La première mouture de ce projet remonte à 2013, quand l’assassinat du député Mohamed Brahmi avait plongé le pays dans une grave crise politique. Kais Saied, alors très médiatique enseignant de droit constitutionnel, avait alors proposé une « refondation » du régime.

Il avait demandé à l’Assemblée constituante qui dirigeait le pays de s’auto-dissoudre et proposé l’organisation d’élections au sein des délégations (sous-préfectures) devant désigner des conseils locaux, dont les membres choisiraient des représentants au niveau régional (département), qui éliraient à leur tour des députés au sein d’une Assemblée nationale. Les conseils locaux et régionaux ont pour mission de délibérer sur les projets de développement impliquant leur territoire de compétence.

Compte tenu du rapport de force en 2013, le projet n’a pas été pris au sérieux et a été très peu médiatisé. Durant la campagne présidentielle de 2019, Saied est resté évasif sur les modalités de mise en œuvre d’une telle réforme.

Une configuration inédite

Mais après le 25 juillet 2021, plusieurs compagnons de route du désormais homme fort de la Tunisie se sont improvisés exégètes de cette révolution institutionnelle.
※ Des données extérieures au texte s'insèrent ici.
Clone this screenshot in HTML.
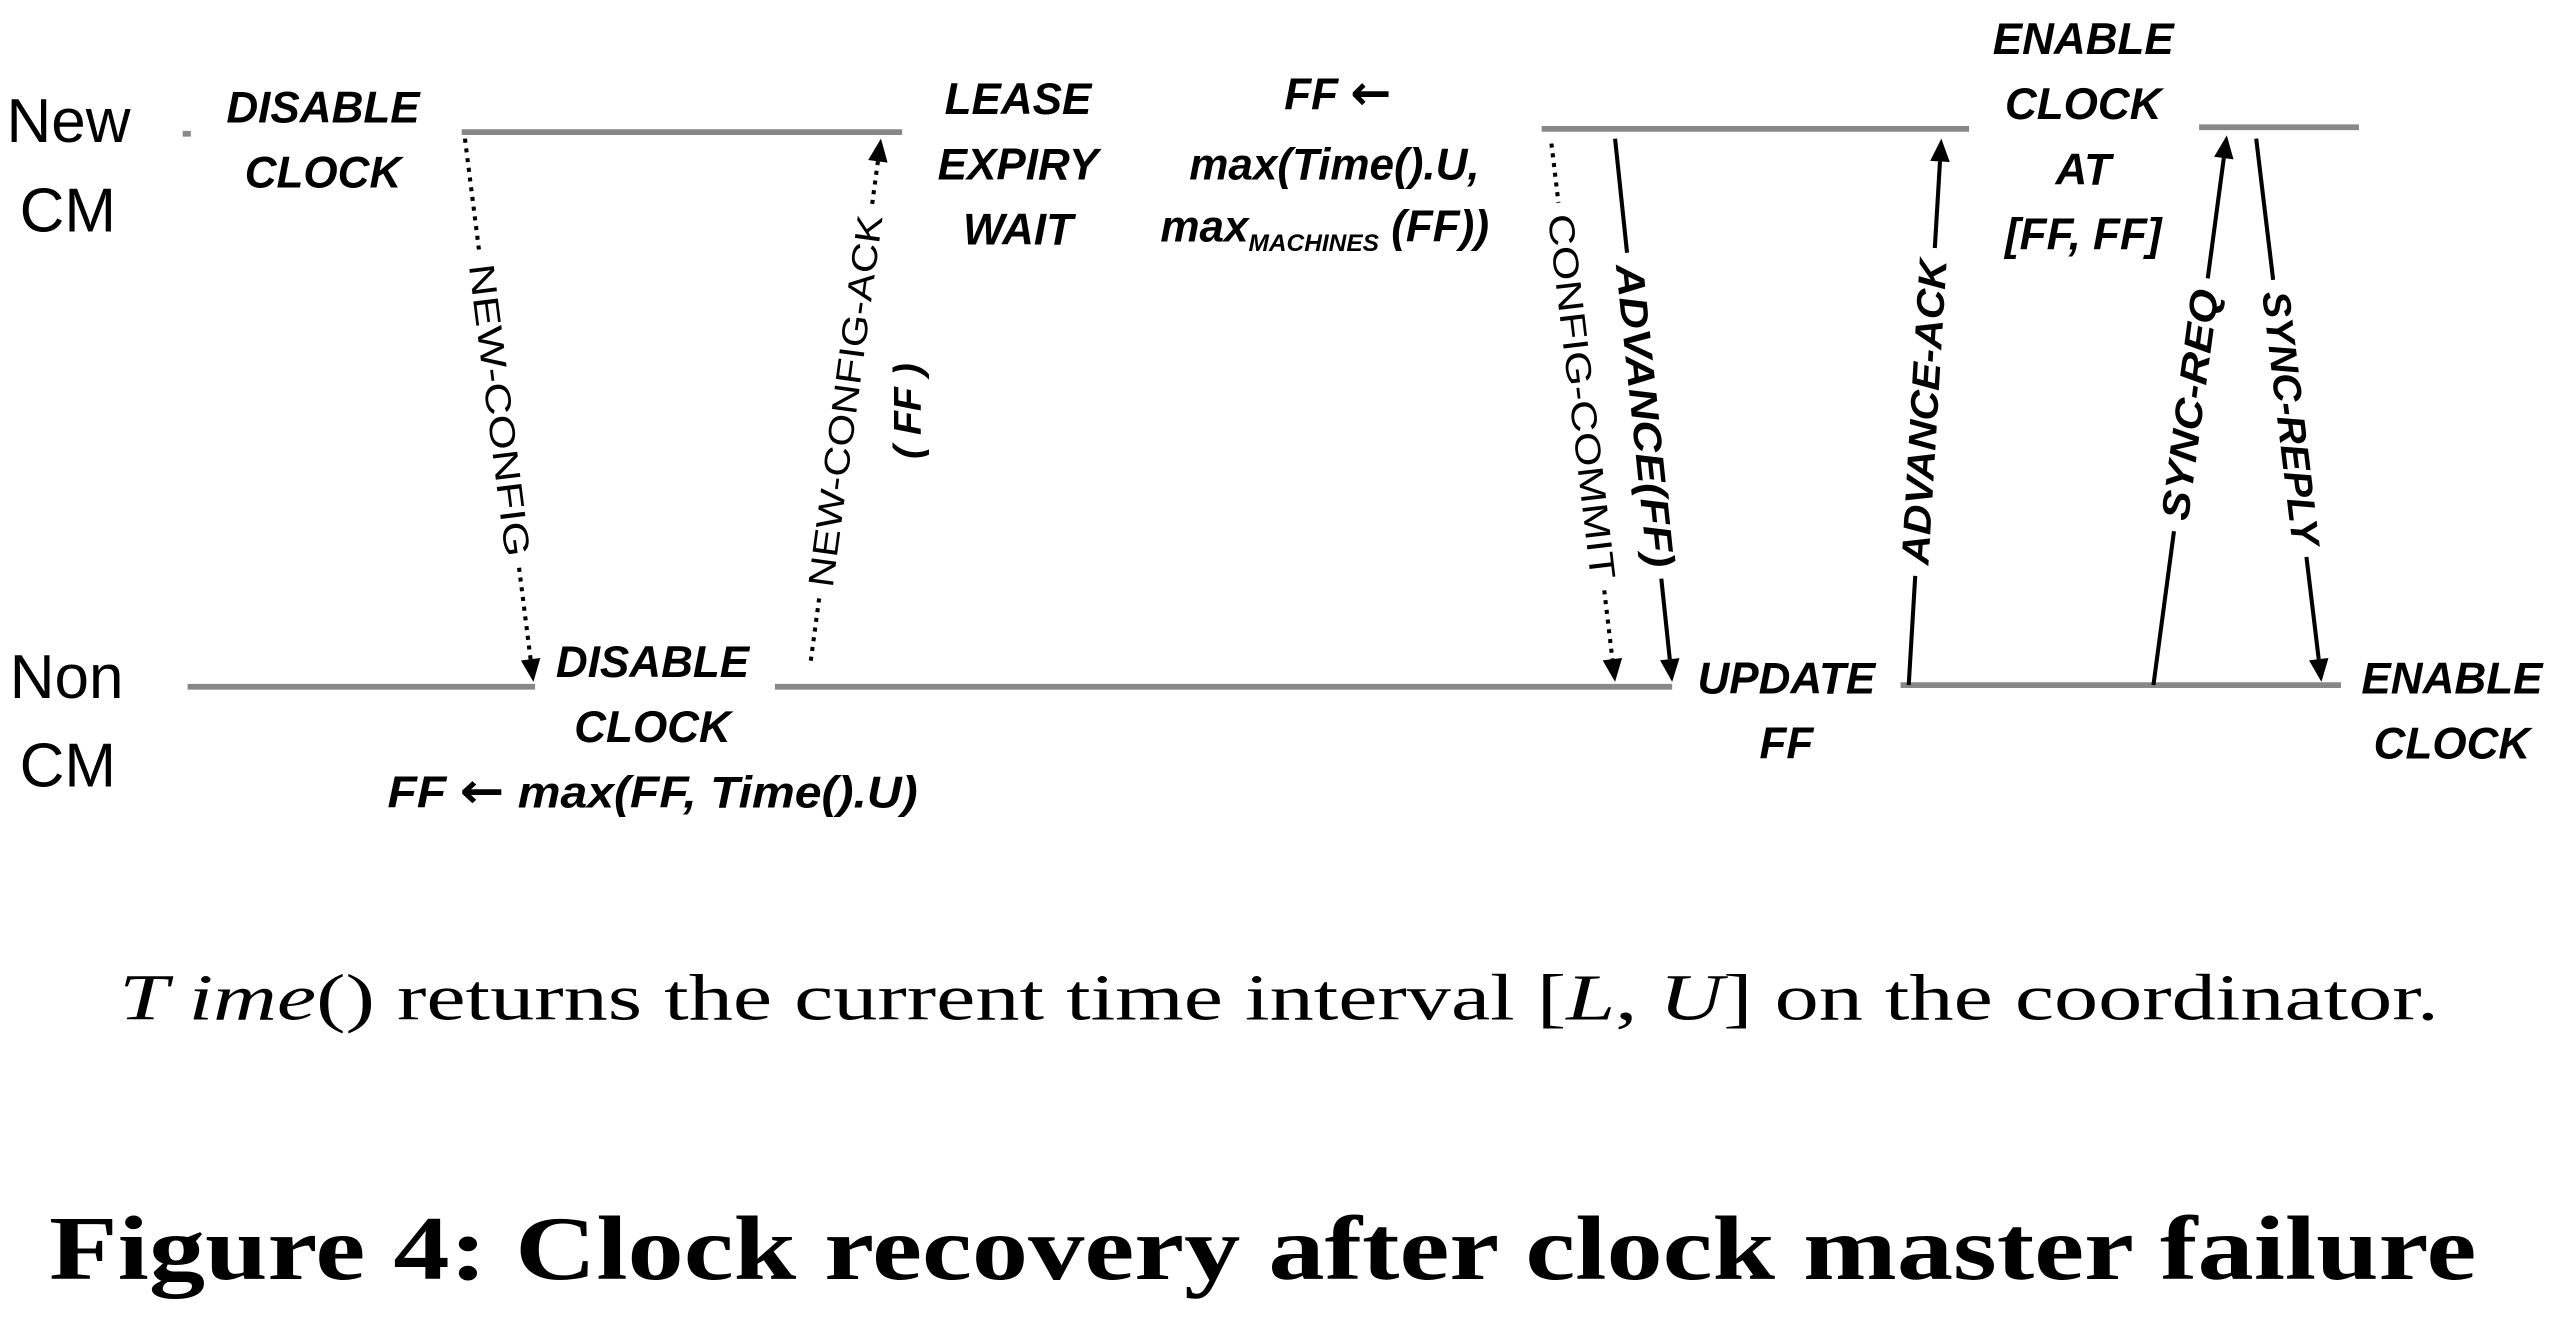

Les pressions, notamment étrangères, sur le régime pour « un retour à l’ordre constitutionnel » ont poussé Kais Saied à s’engager dans l’organisation d’élections législatives et même à amender son projet constitutionnel en pleine campagne référendaire pour préciser que l’Assemblée des représentants du peuple (ARP, première chambre) serait bien élue au suffrage universel direct.

Deux jours avant l’entrée en fonction de cette dernière (et la fin théorique de l’état d’exception), Saied a publié un décret-loi précisant les modalités d’élection du Conseil national des régions et des districts, ainsi que sa composition.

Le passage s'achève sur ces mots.